In the last 20 years, she has remodeled and upgraded the Captiva Island Inn.

“When I bought it, it was in very good shape,” she said. “It is a matter of keeping up the old buildings. We’re constantly doing that – but part of owning a property is keeping it up to the local standards.”

Stilwell Youngquist has expanded on the rental company itself by acquiring adjacent properties and adding units, though she noted that a big push for doing so was the need for additional parking spaces.

Her acquisitions included the Paradise Shopping Center on the opposite side of Andy Rosse Lane in 2002, which underwent a remodel and increased the inn’s available units. She purchased two lots next to the inn and built the five-bedroom Celebration House and the Celebration Center business plaza.

Stilwell Youngquist bought a former hot dog shop and created Latte Da, and purchased RC Otter’s Island Eats – also from the Degenneros – the same year that Hurricane Charley came through.

“I was glad I did it, but it was an awful lot to get hit with at one time with all the property,” she said.

The Captiva Island Inn was impacted by the storm.

“We lost all of our trees, we had roofs off,” Stilwell Youngquist said. “Everything was broken.”

“We’ve been through a couple of hurricanes now,” she added.

Stilwell Youngquist reported that the most recent – Hurricane Irma, which rolled across Florida in 2017 – also caused some roof damage, as well knocked down fences and uprooted landscaping.

“We’ve gone through the BP oil spill.
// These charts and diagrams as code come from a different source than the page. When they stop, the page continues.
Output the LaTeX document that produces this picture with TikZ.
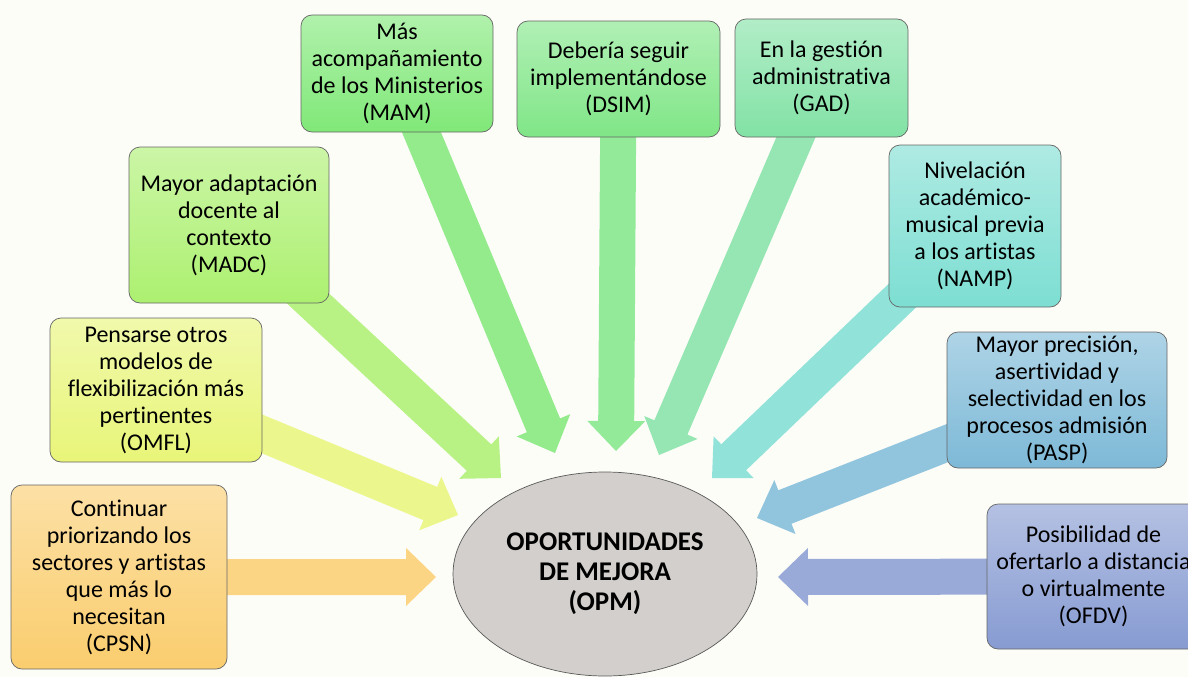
\documentclass[tikz,border=0pt]{standalone}
\usepackage{fontspec}
\setmainfont{Carlito}[Ligatures={NoCommon}]
\usetikzlibrary{calc,backgrounds,shapes.geometric}
\definecolor{cFondo}{RGB}{253,253,248}
\definecolor{cOPM}{RGB}{210,207,204}
\definecolor{ccpsn}{RGB}{250,205,110}
\definecolor{comfl}{RGB}{232,245,120}
\definecolor{cmadc}{RGB}{172,240,112}
\definecolor{cmam}{RGB}{128,232,120}
\definecolor{cdsim}{RGB}{128,230,135}
\definecolor{cgad}{RGB}{130,226,165}
\definecolor{cnamp}{RGB}{125,222,210}
\definecolor{cpasp}{RGB}{125,185,215}
\definecolor{cofdv}{RGB}{135,155,210}
\begin{document}
\begin{tikzpicture}[x=1pt,y=-1pt,line join=round,font=\fontsize{24}{27}\selectfont]
	\tikzset{caja/.style={draw=black!60,line width=0.7pt,rounded corners=11pt,top color=#1!62!white,bottom color=#1,align=center,inner sep=0pt}}
	\useasboundingbox (0,0) rectangle (1188,677);
	%Cajas
	\node[caja=ccpsn,minimum width=216,minimum height=184] (cpsn) at (119,577) {Continuar\\priorizando los\\sectores y artistas\\que más lo\\necesitan\\(CPSN)};
	\node[caja=comfl,minimum width=212,minimum height=144] (omfl) at (156,390) {Pensarse otros\\modelos de\\flexibilización más\\pertinentes\\(OMFL)};
	\node[caja=cmadc,minimum width=200,minimum height=156] (madc) at (229,225) {Mayor adaptación\\docente al\\contexto\\(MADC)};
	\node[caja=cmam,minimum width=192,minimum height=117] (mam) at (397,73.5) {Más\\acompañamiento\\de los Ministerios\\(MAM)};
	\node[caja=cdsim,minimum width=203,minimum height=116] (dsim) at (618.5,79) {Debería seguir\\implementándose\\(DSIM)};
	\node[caja=cgad,minimum width=173,minimum height=118] (gad) at (821.5,78) {En la gestión\\administrativa\\(GAD)};
	\node[caja=cnamp,minimum width=172,minimum height=162] (namp) at (975,226) {Nivelación\\académico-\\musical previa\\a los artistas\\(NAMP)};
	\node[caja=cpasp,minimum width=220,minimum height=136] (pasp) at (1057,400) {Mayor precisión,\\asertividad y\\selectividad en los\\procesos admisión\\(PASP)};
	\node[caja=cofdv,minimum width=213,minimum height=145] (ofdv) at (1093.5,576.5) {Posibilidad de\\ofertarlo a distancia\\o virtualmente\\(OFDV)};
	%Elipse
	\node[ellipse,draw=black!65,line width=0.7pt,fill=cOPM,minimum width=304,minimum height=204,inner sep=0pt,align=center,font=\fontsize{27}{30}\selectfont\bfseries] (opm) at (605,574) {OPORTUNIDADES\\DE MEJORA\\(OPM)};
	%Puntas de las flechas
	\coordinate (pcpsn) at (436,577);
	\coordinate (pomfl) at (458,515);
	\coordinate (pmadc) at (501,478);
	\coordinate (pmam) at (555,453);
	\coordinate (pdsim) at (616,451);
	\coordinate (pgad) at (659,455);
	\coordinate (pnamp) at (712,478);
	\coordinate (ppasp) at (757,518);
	\coordinate (pofdv) at (778,577);
	%Flechas
	\begin{scope}[on background layer]
		\fill[cFondo] (0,0) rectangle (1188,677);
		\foreach \n in {cpsn,omfl,madc,mam,dsim,gad,namp,pasp,ofdv}{
			\coordinate (b\n) at ($(p\n)!30pt!(\n.center)$);
			\fill[c\n!85!white] ($(\n.center)!18pt!90:(p\n)$) -- ($(b\n)!18pt!90:(p\n)$) -- ($(b\n)!29pt!90:(p\n)$) -- (p\n) -- ($(b\n)!29pt!-90:(p\n)$) -- ($(b\n)!18pt!-90:(p\n)$) -- ($(\n.center)!18pt!-90:(p\n)$) -- cycle;
		}
	\end{scope}
\end{tikzpicture}
\end{document}
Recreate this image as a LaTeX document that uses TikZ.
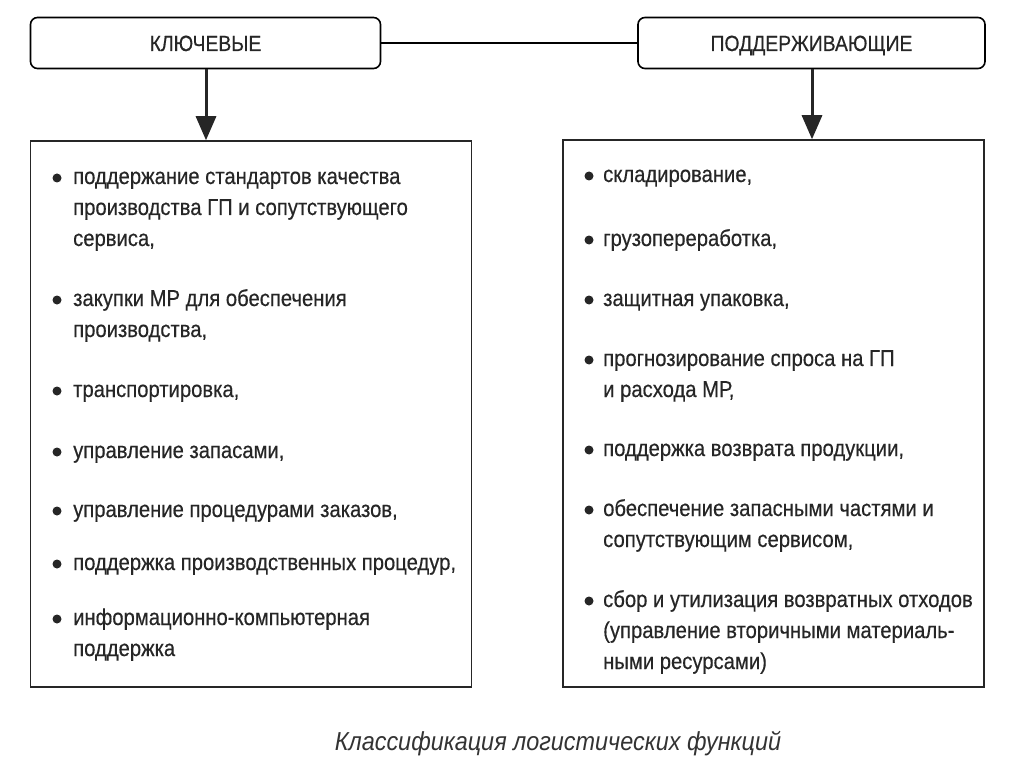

We’ve gone through the red ride,” she said.

“Like’s not always perfect,” Stilwell Youngquist added, expressing that the obstacles have not diminished her love for the island. “You just go from one hurdle, to the next, to the next.”

Asked what the draw is to Captiva for her, she cited the island way.

“I think it’s just that sense of community,” Stilwell Youngquist, noting that she has had the inn’s cottages and Paradise Shopping Center historically preserved like the inn in an effort to protect it. “I didn’t want to lose our little village. We have this little mecca, this little grouping of businesses.”

She explained that there is a synergy among all of the businesses on Captiva.

“We truly work together,” Stilwell Youngquist said.

“Buying the inn was the best decision I’ve ever made in my life,” she added. “I saw the potential for what could happen, and it came and is now a reality.”

Chief executive officer and owner of the Stilwell Enterprises and Restaurant Group, Stilwell Youngquist also owns the Sunshine Seafood Cafe and Wine Bar and Cantina Captiva on the island.

The Captiva Island Inn is at 11508 Andy Rosse Lane.